Por Eduardo Bueno Vergara
Marzo de 2007. Último
curso de la Licenciatura en Historia. Entre las cinco asignaturas que debía
completar ese cuatrimestre, figuraba una cuyo nombre no hacía presagiar precisamente
toneladas de diversión: Historia de las instituciones
de la Europa comunitaria. Sin embargo,
vista en perspectiva, fue muy útil, pues nos enseñó cómo la ideología se
cuela sigilosamente en los planes de estudio.
En una de las primeras
sesiones, la profesora nos pidió que, de forma anónima, los alumnos
respondiésemos a la pregunta “qué es Europa”. La mayoría optó por no calentarse
mucho la cabeza (hacía poco que habíamos acabado los exámenes de febrero), de
modo que contestaron “Europa es un continente”. Las respuestas parecieron
contrariar a la docente, que cada vez las leía con mayor desgana. Sabía que le
iba a costar lograr el objetivo de la asignatura que no era otro que vender
(sí, “vender”) a los historiadores del
futuro el proyecto de la Unión Europea.
Aquella profesora, que
bien podía pasar por una funcionaria de Hacienda de Baviera, tenía como fin
último hacernos entender lo importante que era el proyecto de unificación
europea. Para ello, la asignatura se había configurado como una sucesión de
“conquistas” o logros dentro de un camino que nos llevaba desde la época de las
tinieblas posterior a la II Guerra Mundial, a la esplendorosa Eurozona actual.
Se nos presentaban una serie de héroes, los padres fundadores (Monnet, Schuman,
Adenauer...); un villano que era De Gaulle (y cualquier dirigente contrario a
ceder soberanía ante la nueva entidad supranacional), y unos hitos de obligado
conocimiento y celebración (la declaración Schuman, los Tratados de Roma, la
ampliación a los países del este...). En
definitiva, se trataba de una historia whig,
positivista y absolutamente legitimadora del presente, en la
que la crítica brillaba por su ausencia.
No menos interesado era el
“manual” recomendado en la bibliografía: Historia
de la integración europea. Una especie de relato hagiográfico cuya
dedicatoria “a los españoles de nuestro tiempo, ciudadanos de Europa”, puede
dar una idea de su contenido.
Varios eran los
pensamientos que atravesaban esa visión edulcorada de la UE y que se pueden
resumir en:
1. Desde la noche de los
tiempos, ha existido un espíritu europeísta de unidad.
2. Cuando los territorios
europeos han estado organizados mediante estados soberanos, las guerras han
sido constantes.
3. Con cada crisis surgida,
se ha aprovechado para dar un paso más en la integración. Algo así como una
doctrina del shock diplomática.
A las pocas semanas de
iniciar la asignatura, la profesora tuvo que abandonar la docencia. Su
sustituto continuó el programa de la asignatura marcado (hubiese sido una
locura cambiarlo) pero nos confesó que él no hubiese apostado, en ningún caso,
por una visión tan parcial y triunfalista de la UE.
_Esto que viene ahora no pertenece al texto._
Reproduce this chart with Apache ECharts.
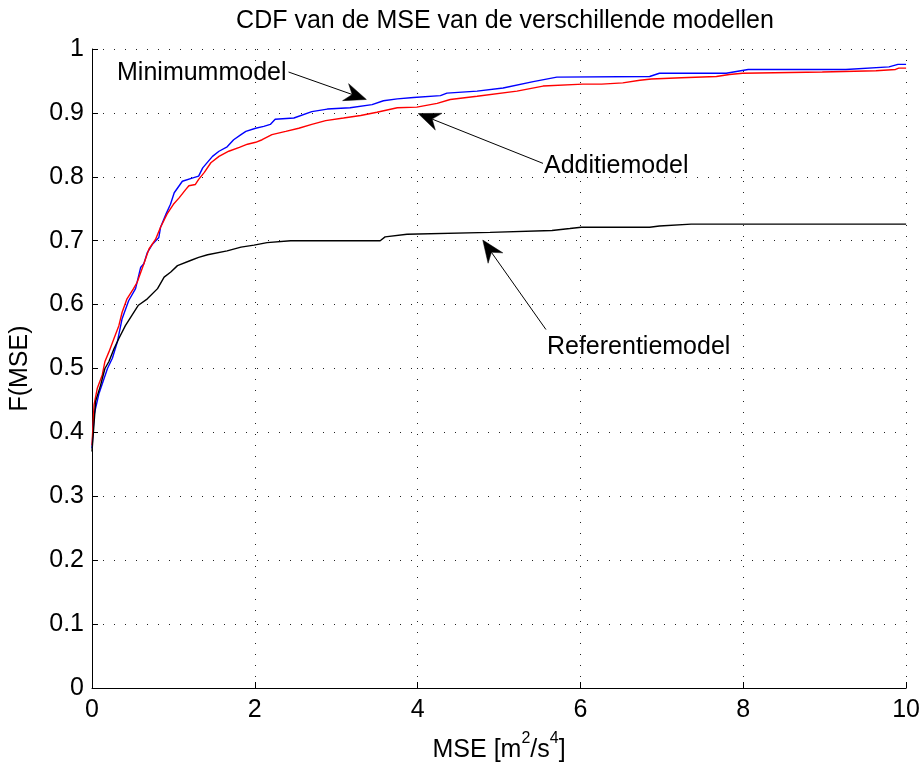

En los últimos años hemos podido comprobar que, efectivamente, la UE actual está muy alejada del ideal de un espacio común garante de la paz, la libertad y los derechos sociales que nos quisieron vender. La reciente humillación griega y las oscuras negociaciones sobre el TTIP, certifican el final de un proyecto que ha tenido mucho de propaganda y buenas intenciones y poco de compromiso real con la democracia. Entristece comprobar cómo sigue vigente la Europa de los mercaderes, la Europa de los Fugger, la Europa de la persecución de la heterodoxia, la Europa sometida a un poder con pretensiones hegemónicas.
La UE diseñada desde arriba
mediante la tutela de unas elites económicas ha resultado ser un fracaso. En
nuestra mano está proponer un modelo alternativo, construido desde abajo, sobre
los cimientos de la fraternidad de los pueblos y el respeto a su soberanía. El
colonialismo, aunque sea de baja intensidad, debe ser cosa del pasado.